How do the Belarusians, known as a tolerant, passive, conservative, collectivistically minded, modest people see their traits these days? A comprehensive sociological research carried out by Nadezhda Yefimova in 1992 and 1998 reflects the views of the intellectuals (men of culture, education, politics) on the issue of national identity. She analyzed a whole range of newspapers, from the rightist to the leftist as to how they cover the issue. In most papers national culture materials ranked first followed by history, ethnography and religion. It was basically the Belarusian language and literature that were covered under "culture". However in 1998 the number of articles devoted to language issues has diminished (from 28.4% to 13.1% of the publications). Language is no longer considered to be the major element of culture and cultural identity. [Forced Belarusization or Russification or Polonization has never actually brought good results unless well grounded in objective reality and economic needs.] Both in 1992 and in 1998 it was the creation of an ethnocratic [term suggested by N. Yefimova] state, restoration of statehood that people saw as a way of national revival. National identity is seen as incorporating the following elements: national language (41.5% in 1992, 20.6% in 1998), original culture (27%, 15.7 %), original history (9.6%, 11.8%), religion (4.8%, 0%), psychological traits (2.2%, 5.9%), ethnic peculiarities (4.1%, 0%), statehood (9.6%, 9.8%). As can be seen, more comprehensive elements are coming to the forefront of the understanding of the national identity concept.

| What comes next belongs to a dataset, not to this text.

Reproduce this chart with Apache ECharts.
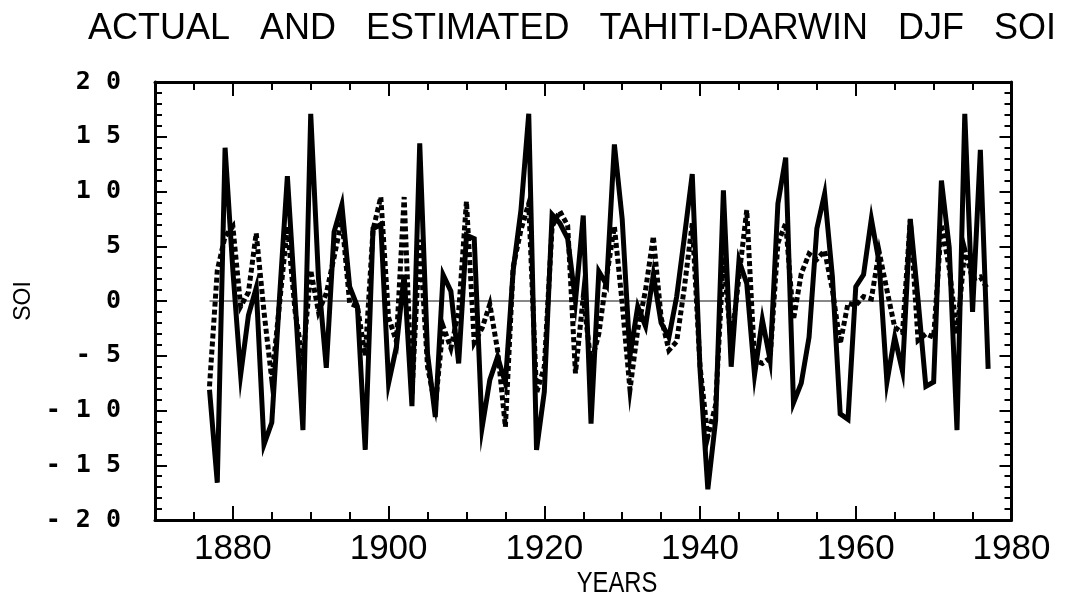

The view on typical Belarusian qualities has also changed in the 6 years from 1992 to 1998 (to what degree it is the result of media influence on society is a different issue). The ranks of the features are as follows:

1992 1998
Tolerance Persistence, tenaciousness, strong mindedness
Self-esteem Self-esteem
Modesty, simplicity Talent
Talent Decisiveness, audacity
High moral standards Being demanding, critical, austere
Devotion to the cause Responsibility, sense of duty

There is a tendency to prefer active features to the passive ones.

These changes are also reflected in the way language is used by the Belarusians.

In 1986, 150 respondents in Minsk were asked to grade as "Good", "Acceptable" or "Non-acceptable" a number or interfered words from the "America", "Anglia" and "Romania" magazines published in Russian. To see if there were any changes taking place, a similar experiment was caried out in 1996.

The results show that the most serious changes have taken place in the group of words that belong to identical(?) lexical-semantic group in each language respectively. 33.4% of the units from this group were graded as "Good" by the 1996 subjects (cf. to 17.43% in 1986). Maybe the happiest example in this respect could be the word карьера (career). The dynamics here are 50% compared to 15.5 % in 1986, i.e. over threefold growth. ("Юноша был очень рано поставлен перед выбором своей карьеры" - The young man had to decide on his career at a very young age). A similar tendency refers to the word бизнес (business) - 33,3 % in 1986 and 66,6 % in 1996 in the sentence "Он искал возможности решать живые проблемы настоящего бизнеса" (He was looking for opportunities to solve the most pressing problems of real business).


At least two conclusions can be derived from the above data.

On the one hand it reflects certain development trends in the semantics of the units, activation of "obsolete" or new meanings (e.g. "profession, job" in the word карьера, which is marked as obsolete by the Russian-Russian dictionaries). In fact, more semantic elements of the words are being borrowed by the Russian language from other languages.

On the other hand, there is a clear tendency in the acceptability changes. It looks like it is the words that have a positive valence in the free market economies that have undergone the most dramatic changes in the minds of the Russian speakers. Under communism the notions, and, certainly words that showed that one was "sticking out" - бизнес, карьера, активность - had a negative connotation. Even if activity did belong to the area of peripheral values of the Russians, it was not looked upon positively by society.

The fact, that such words are in 1996 regarded as "good" point out a trend of changes in the value system of the Russian speakers in the post-communist countries.